Home owners and investors ruled the roost for several years during the buoyant economic times, but the shoe is on the other foot now with tenants able to pick and choose amid a flood of property available.
Just ask landlord Celine Tan.
Ms Tan's potential tenant demanded that the unit be fully furnished, have a bigger TV set, free servicing of air-conditioners and even new cutlery and bath towels.
"It's quite ridiculous. I never had this experience in the last 10 to 15 years of renting, but everyone in the market is so competitive... (that I) have to accede to most of their requests," Ms Tan, 50, said yesterday.
While she did not provide new cutlery and bath towels, she relented on the other demands, which included revamping the bedroom and dining room.
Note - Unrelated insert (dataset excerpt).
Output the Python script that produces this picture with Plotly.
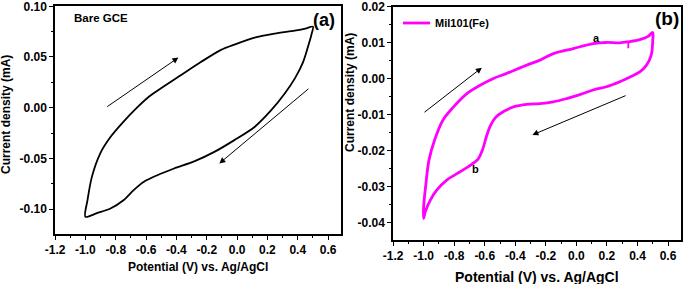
import plotly.graph_objects as go

# ---------------- data ----------------
# Panel (a): Bare GCE, forward (anodic) and reverse scans
va_fwd = [-1.0, -0.986, -0.957, -0.902, -0.835, -0.747, -0.66, -0.58, -0.504, -0.371, -0.239, -0.106, -0.018, 0.115, 0.247, 0.38, 0.45, 0.5]
ia_fwd = [-0.1076, -0.091, -0.068, -0.045, -0.029, -0.0135, 0.0, 0.011, 0.0189, 0.032, 0.045, 0.057, 0.0622, 0.069, 0.073, 0.076, 0.078, 0.080]
va_rev = [0.5, 0.49, 0.473, 0.435, 0.38, 0.314, 0.225, 0.115, -0.018, -0.15, -0.283, -0.416, -0.526, -0.614, -0.68, -0.747, -0.835, -0.924, -1.0]
ia_rev = [0.080, 0.072, 0.063, 0.045, 0.0287, 0.014, -0.0025, -0.019, -0.032, -0.0436, -0.053, -0.060, -0.0666, -0.073, -0.081, -0.091, -0.0994, -0.104, -0.1076]

# Panel (b): Mil101(Fe)
vb_fwd = [-1.0, -1.0, -0.987, -0.965, -0.928, -0.874, -0.804, -0.717, -0.63, -0.543, -0.456, -0.325, -0.238, -0.151, -0.02, 0.11, 0.197, 0.284, 0.34, 0.415, 0.47, 0.5]
ib_fwd = [-0.0388, -0.0356, -0.030, -0.0226, -0.017, -0.0115, -0.0078, -0.0041, -0.0018, 0.0001, 0.0015, 0.0038, 0.0052, 0.007, 0.0084, 0.0098, 0.0101, 0.0100, 0.0103, 0.0109, 0.0118, 0.0129]
vb_rev = [0.5, 0.5, 0.49, 0.459, 0.415, 0.35, 0.284, 0.197, 0.11, 0.023, -0.064, -0.151, -0.238, -0.325, -0.412, -0.477, -0.53, -0.565, -0.59, -0.615, -0.645, -0.69, -0.76, -0.847, -0.913, -0.956, -0.989, -1.0]
ib_rev = [0.0129, 0.0107, 0.0066, 0.0038, 0.0019, 0.0005, -0.0008, -0.0022, -0.0031, -0.0044, -0.0055, -0.0064, -0.0069, -0.0071, -0.0078, -0.0091, -0.0108, -0.0132, -0.0162, -0.0198, -0.0224, -0.0239, -0.0258, -0.0281, -0.0309, -0.0337, -0.0369, -0.0388]
vb_glitch = [0.34, 0.34]
ib_glitch = [0.0104, 0.0085]

# tick labels
x_ticks = [-1.2, -1.0, -0.8, -0.6, -0.4, -0.2, 0.0, 0.2, 0.4, 0.6]
x_labels = ["-1.2", "-1.0", "-0.8", "-0.6", "-0.4", "-0.2", "0.0", "0.2", "0.4", "0.6"]
ya_ticks = [-0.10, -0.05, 0.0, 0.05, 0.10]
ya_labels = ["-0.10", "-0.05", "0.00", "0.05", "0.10"]
yb_ticks = [-0.04, -0.03, -0.02, -0.01, 0.0, 0.01, 0.02]
yb_labels = ["-0.04", "-0.03", "-0.02", "-0.01", "0.00", "0.01", "0.02"]

W, H = 685, 284
FONT = "Liberation Sans, Arial, sans-serif"

def px_x(p):
    return p / W

def px_y(p):
    return 1 - p / H

fig = go.Figure()

fig.add_trace(go.Scatter(x=va_fwd + va_rev[1:], y=ia_fwd + ia_rev[1:], mode="lines",
                         line=dict(color="black", width=1.8, shape="spline", smoothing=0.8),
                         xaxis="x", yaxis="y", showlegend=False, cliponaxis=False))
fig.add_trace(go.Scatter(x=vb_fwd + vb_rev[1:], y=ib_fwd + ib_rev[1:], mode="lines",
                         line=dict(color="#FF00FF", width=2.8, shape="spline", smoothing=1.0),
                         xaxis="x2", yaxis="y2", showlegend=False))
fig.add_trace(go.Scatter(x=vb_glitch, y=ib_glitch, mode="lines",
                         line=dict(color="#FF00FF", width=1.8),
                         xaxis="x2", yaxis="y2", showlegend=False))

axis_common = dict(showline=True, mirror=True, linecolor="black", linewidth=1.5,
                   ticks="outside", ticklen=4, tickwidth=1.3, tickcolor="black",
                   showgrid=False, zeroline=False, automargin=False,
                   ticklabeloverflow="allow",
                   tickfont=dict(family=FONT, size=12, color="black", weight="bold"))

fig.update_layout(
    template="none",
    width=W, height=H, margin=dict(l=0, r=0, t=0, b=0, pad=0),
    paper_bgcolor="white", plot_bgcolor="white",
    xaxis=dict(domain=[px_x(55), px_x(341)], range=[-1.2005, 0.685], anchor="y",
               tickmode="array", tickvals=x_ticks, ticktext=x_labels,
               minor=dict(dtick=0.1, tick0=0, ticklen=2.5, tickwidth=1.2, tickcolor="black", ticks="outside"),
               **axis_common),
    yaxis=dict(domain=[px_y(234), px_y(6)], range=[-0.1246, 0.1003], anchor="x",
               tickmode="array", tickvals=ya_ticks, ticktext=ya_labels,
               minor=dict(dtick=0.025, tick0=0, ticklen=2.5, tickwidth=1.2, tickcolor="black", ticks="outside"),
               **axis_common),
    xaxis2=dict(domain=[px_x(393), px_x(681)], range=[-1.2005, 0.685], anchor="y2",
                tickmode="array", tickvals=x_ticks, ticktext=x_labels,
                minor=dict(dtick=0.1, tick0=0, ticklen=2.5, tickwidth=1.2, tickcolor="black", ticks="outside"),
                **axis_common),
    yaxis2=dict(domain=[px_y(240), px_y(6.5)], range=[-0.0448, 0.0201], anchor="x2",
                tickmode="array", tickvals=yb_ticks, ticktext=yb_labels,
                minor=dict(dtick=0.005, tick0=0, ticklen=2.5, tickwidth=1.2, tickcolor="black", ticks="outside"),
                **axis_common),
)

ann = []
def text_ann(x, y, text, size, angle=0):
    ann.append(dict(x=px_x(x), y=px_y(y), xref="paper", yref="paper", text=text, showarrow=False,
                    textangle=angle, xanchor="center", yanchor="middle",
                    font=dict(family=FONT, size=size, color="black", weight="bold")))

text_ann(198, 267, "Potential (V) vs. Ag/AgCl", 12)
text_ann(6, 115, "Current density (mA)", 12, -90)
text_ann(101, 18, "Bare GCE", 11.5)
text_ann(324, 20, "(a)", 18)

text_ann(537, 277, "Potential (V) vs. Ag/AgCl", 14)
text_ann(350, 93, "Current density (mA)", 12, -90)
text_ann(667, 18, "(b)", 19)
ann.append(dict(x=px_x(433), y=px_y(23), xref="paper", yref="paper", text="Mil101(Fe)", showarrow=False,
                xanchor="left", yanchor="middle",
                font=dict(family=FONT, size=11, color="black", weight="bold")))

# point labels
ann.append(dict(x=0.135, y=0.0113, xref="x2", yref="y2", text="a", showarrow=False,
                font=dict(family=FONT, size=11, color="black", weight="bold")))
ann.append(dict(x=-0.659, y=-0.0252, xref="x2", yref="y2", text="b", showarrow=False,
                font=dict(family=FONT, size=11, color="black", weight="bold")))

# scan-direction arrows
def arrow(xr, yr, x0, y0, x1, y1):
    ann.append(dict(x=x1, y=y1, ax=x0, ay=y0, xref=xr, yref=yr, axref=xr, ayref=yr,
                    text="", showarrow=True, arrowhead=2, arrowsize=1.2, arrowwidth=1,
                    arrowcolor="black"))

arrow("x", "y", -0.866, 0.0, -0.387, 0.0494)
arrow("x", "y", 0.48, 0.0198, -0.117, -0.055)
arrow("x2", "y2", -1.004, -0.0096, -0.619, 0.0031)
arrow("x2", "y2", 0.332, -0.0045, -0.288, -0.0156)

fig.update_layout(annotations=ann)

# legend line sample
fig.add_shape(type="line", xref="paper", yref="paper", x0=px_x(403), x1=px_x(430),
              y0=px_y(23), y1=px_y(23), line=dict(color="#FF00FF", width=2.8))

fig.write_html("out.html", config={"displayModeBar": False},
               post_script="document.body.style.margin='0';document.body.style.overflow='hidden';")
The tenant chose the new furniture. "They took a picture at Ikea and showed me the model they wanted," she added.
At least she managed to rent out her three-bedroom apartment at Robertson 100 in Robertson Quay in the middle of last year for a monthly rental of $4,600, down from $5,200 previously.
Apart from demanding lower rents, property agent Anthea Yeo, 39, said tenants are also asking for shorter leases of six months to a year. "Rental is coming down; nobody wants to commit to two years because they know next year, it could be cheaper," added Ms Yeo, an agent with PropNex for nine years.
The lacklustre market has also hit her income, which was down by $200,000 last year, compared with 2014, she said.
Urban Redevelopment Authority data yesterday showed that private home rents fell by 4.6 per cent last year. Rents in the outside central region led the decline, falling 5.6 per cent last year, followed by those on the city fringe, which dropped 4.9 per cent, while rents in the core central region were down 3.8 per cent.
Analysts expect them to continue to fall this year amid a flood of 26,467 new private homes and executive condominiums, tight immigration policies and a weaker economy.
Century 21 Singapore chief executive Ku Swee Yong said rents could fall by over 8 per cent this year. Rents of private homes in the suburbs are likely to be under more pressure as that is where the bulk of new homes are located.
The vacancy rate for private homes could climb from 8.1 per cent in the fourth quarter of last year, to a "critical point" of 9 to 10 per cent this year, said Ms Christine Li, research director at Cushman & Wakefield. "At that level, it shows that the market is correcting in a big way, and owners may be a bit jittery, so they may rush to offload their units," Ms Li added.